Раненый не слышал, когда сняли бинты, наркоз начал действовать, и он уснул.
- Вот, смотри, похоже, что черепная коробка выдержала удар, трещин не заметно, - хирург осматривал пациента и пояснял своей младшей коллеге характер ран.
- Сотрясение мозга, конечно, имеет место, иначе бы он не терял так часто сознание. Я думаю, что отдых и хорошее питание сделают своё дело, он восстановится, - Семён Яковлевич осматривал голову Саши сверху вниз и продолжал озвучивать то, что видел. - Битое лицо тоже не страшно, возраст молодой, кожа нарастёт быстро, вот только зашивать надо аккуратно, чтобы шрамы со временем разгладились. Шить буду сам, у вас так не получится.
- Да я, честно говоря, и не взялась бы за эту работу, - быстренько вставила Соня, боясь, что отец передумает.
А он, между тем, продолжал в том тоне, как будто бы разговаривал сам с собой.
- Если честно, то меня пугает только его нос. Он не поломан, он разрушен.
- Но ты же сможешь его собрать? - спросила взволнованно Соня и, показалось, что всхлипнула.
- Что это ты, подружка, или раненых не видела? - удивился доктор, явно подтрунивая над дочерью.
- Да, конечно, видела, но ведь это хорошо знакомый нам человек, - попыталась объяснить она и, чтобы скрыть слёзы, отвернулась к окну.
Семён Яковлевич ещё тогда, в далёкий ноябрьский вечер, понял, что после отъезда лётчиков с его дочерью что-то произошло.
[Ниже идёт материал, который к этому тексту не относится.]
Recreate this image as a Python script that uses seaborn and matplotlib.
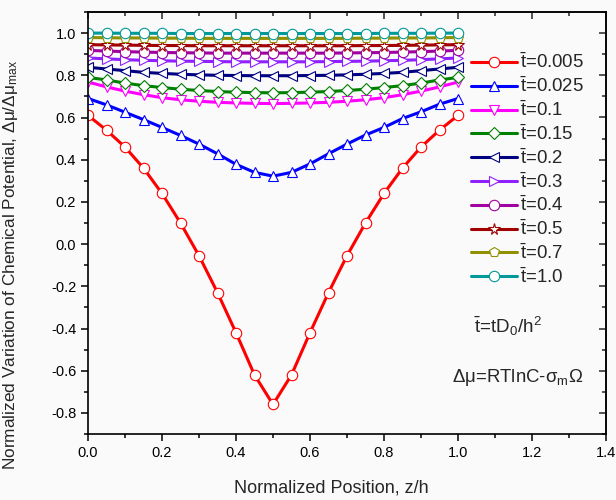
import numpy as np
import pandas as pd
import matplotlib
matplotlib.use("Agg")
import matplotlib.pyplot as plt
import seaborn as sns
from matplotlib.ticker import MultipleLocator

# normalized position z/h
z = [0.0, 0.05, 0.1, 0.15, 0.2, 0.25, 0.3, 0.35, 0.4, 0.45, 0.5,
     0.55, 0.6, 0.65, 0.7, 0.75, 0.8, 0.85, 0.9, 0.95, 1.0]

t_005 = [0.61, 0.54, 0.46, 0.36, 0.24, 0.10, -0.055, -0.23, -0.42, -0.62, -0.76,
         -0.62, -0.42, -0.23, -0.055, 0.10, 0.24, 0.36, 0.46, 0.54, 0.61]
t_025 = [0.69, 0.66, 0.625, 0.59, 0.553, 0.515, 0.474, 0.428, 0.378, 0.34, 0.322,
         0.34, 0.38, 0.428, 0.474, 0.517, 0.553, 0.595, 0.627, 0.663, 0.69]
t_01 = [0.768, 0.745, 0.725, 0.708, 0.694, 0.684, 0.677, 0.672, 0.669, 0.667, 0.666,
        0.667, 0.669, 0.672, 0.677, 0.684, 0.694, 0.708, 0.725, 0.745, 0.768]
t_015 = [0.79, 0.778, 0.763, 0.751, 0.742, 0.734, 0.728, 0.723, 0.72, 0.718, 0.717,
         0.718, 0.72, 0.723, 0.728, 0.734, 0.742, 0.751, 0.763, 0.778, 0.79]
t_02 = [0.838, 0.83, 0.822, 0.814, 0.809, 0.805, 0.802, 0.8, 0.799, 0.798, 0.798,
        0.798, 0.799, 0.8, 0.802, 0.805, 0.809, 0.814, 0.822, 0.83, 0.838]
t_03 = [0.882, 0.878, 0.874, 0.871, 0.869, 0.867, 0.866, 0.865, 0.864, 0.864, 0.864,
        0.864, 0.864, 0.865, 0.866, 0.867, 0.869, 0.871, 0.874, 0.878, 0.882]
t_04 = [0.918, 0.915, 0.912, 0.91, 0.908, 0.907, 0.906, 0.905, 0.905, 0.905, 0.905,
        0.905, 0.905, 0.905, 0.906, 0.907, 0.908, 0.91, 0.912, 0.915, 0.918]
t_05 = [0.945, 0.944, 0.943, 0.942, 0.941, 0.941, 0.94, 0.94, 0.94, 0.94, 0.94,
        0.94, 0.94, 0.94, 0.94, 0.941, 0.941, 0.942, 0.943, 0.944, 0.945]
t_07 = [0.979, 0.978, 0.977, 0.977, 0.976, 0.976, 0.975, 0.975, 0.975, 0.975, 0.975,
        0.975, 0.975, 0.975, 0.975, 0.976, 0.976, 0.977, 0.977, 0.978, 0.979]
t_10 = [1.0, 1.0, 0.999, 0.999, 0.999, 0.998, 0.998, 0.998, 0.998, 0.998, 0.998,
        0.998, 0.998, 0.998, 0.998, 0.998, 0.999, 0.999, 0.999, 1.0, 1.0]

labels = ["0.005", "0.025", "0.1", "0.15", "0.2", "0.3", "0.4", "0.5", "0.7", "1.0"]
series = [t_005, t_025, t_01, t_015, t_02, t_03, t_04, t_05, t_07, t_10]
colors = ["#FF0000", "#0000FF", "#FF00FF", "#008000", "#000080",
          "#9020FF", "#A000A0", "#A00000", "#909000", "#009999"]
markers = ["o", "^", "v", "D", "<", ">", "o", "*", "p", "o"]
msizes = [7.5, 7.5, 7.5, 6.5, 7.5, 7.5, 7.5, 8.5, 7.5, 7.5]

sns.set_theme(style="ticks")
plt.rcParams["font.family"] = ["Liberation Sans", "DejaVu Sans"]
plt.rcParams["mathtext.fontset"] = "custom"
plt.rcParams["mathtext.rm"] = "Liberation Sans"
plt.rcParams["mathtext.it"] = "Liberation Sans"
plt.rcParams["mathtext.bf"] = "Liberation Sans:bold"

fig = plt.figure(figsize=(6.16, 5.0), dpi=100, facecolor="#fafafa")
ax = fig.add_axes([88 / 616, 66 / 500, 518 / 616, 422 / 500])
ax.set_facecolor("#fafafa")

for lab, vals, col, mk, ms in zip(labels, series, colors, markers, msizes):
    df = pd.DataFrame({"z": z, "v": vals})
    sns.lineplot(data=df, x="z", y="v", ax=ax, color=col, lw=2.2,
                 marker=mk, markersize=ms, markerfacecolor="white",
                 markeredgecolor=col, markeredgewidth=0.8,
                 label=r"$\bar{t}$=" + lab)

ax.set_xlim(0, 1.4)
ax.set_ylim(-0.9, 1.1)
ax.xaxis.set_major_locator(MultipleLocator(0.2))
ax.xaxis.set_minor_locator(MultipleLocator(0.1))
yt = np.round(np.arange(-0.8, 1.01, 0.2), 1) + 0.0
ax.set_yticks(yt)
ax.set_yticklabels([f"{v:.1f}" for v in yt])
ax.yaxis.set_minor_locator(MultipleLocator(0.1))
ax.tick_params(which="both", direction="out", labelsize=10.5, width=1.1, colors="black")
ax.tick_params(which="major", length=5)
ax.tick_params(which="minor", length=3)
for sp in ax.spines.values():
    sp.set_linewidth(1.2)
    sp.set_color("black")

# mirrored inward ticks on top and right
top = ax.secondary_xaxis("top")
top.xaxis.set_major_locator(MultipleLocator(0.2))
top.xaxis.set_minor_locator(MultipleLocator(0.1))
top.tick_params(which="both", direction="in", labeltop=False, width=1.1)
top.tick_params(which="major", length=5)
top.tick_params(which="minor", length=3)
right = ax.secondary_yaxis("right")
right.yaxis.set_major_locator(MultipleLocator(0.2))
right.yaxis.set_minor_locator(MultipleLocator(0.1))
right.tick_params(which="both", direction="in", labelright=False, width=1.1)
right.tick_params(which="major", length=5)
right.tick_params(which="minor", length=3)

ax.set_xlabel("Normalized Position, z/h", fontsize=13)
ax.set_ylabel(r"Normalized Variation of Chemical Potential, Δμ/Δμ$_{\mathrm{max}}$", fontsize=12.4)
ax.xaxis.set_label_coords(0.47, -0.108)
ax.yaxis.set_label_coords(-0.131, 0.40)

ax.legend(loc="upper left", bbox_to_anchor=(0.739, 0.903), frameon=False,
          borderpad=0, borderaxespad=0, handlelength=2.5, handletextpad=0.12,
          labelspacing=0.23, fontsize=13.4)

ax.text(0.81, 0.254, r"$\bar{t}$=tD$_0$/h$^2$", transform=ax.transAxes,
        ha="center", va="center", fontsize=13.6)
ax.text(0.83, 0.135, r"Δμ=RTlnC-σ$_{\mathrm{m}}$Ω", transform=ax.transAxes,
        ha="center", va="center", fontsize=13.4)

fig.savefig("out.png", dpi=100, facecolor=fig.get_facecolor())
Она изменилась и как-то повзрослела. Дважды спрашивала его, нет ли вестей от Гамова, а ведь он тогда не придал значения этим вопросам. Сейчас всё становилось на свои места, ей понравился этот молодой штурман и, чтобы не мучить дочь, понимая её состояние, доктор сделал вид, что ничего не заметил.
- Ну, не переживай, коллега, - успокоил он Соню. - Поскольку он нам не только знакомый, но и в какой-то мере друг, то мы ему всё восстановим, будет как новенький, лучше прежнего.
- Как будто бы ты незнакомого лечил бы хуже, - улыбнулась девушка.
- Лечил бы это точно, но не так усердно, как друга, - продолжал он шутить, но вдруг перешёл на серьёзный тон. - Всё, Соня, надевай перчатки, маску, будешь мне ассистировать.
Спокойный и уверенный тон главврача привёл ее в чувство. У операционного стола вместо взволнованной и влюблённой девушки стоял врач, перед которым лежал раненый, нуждающийся в его помощи.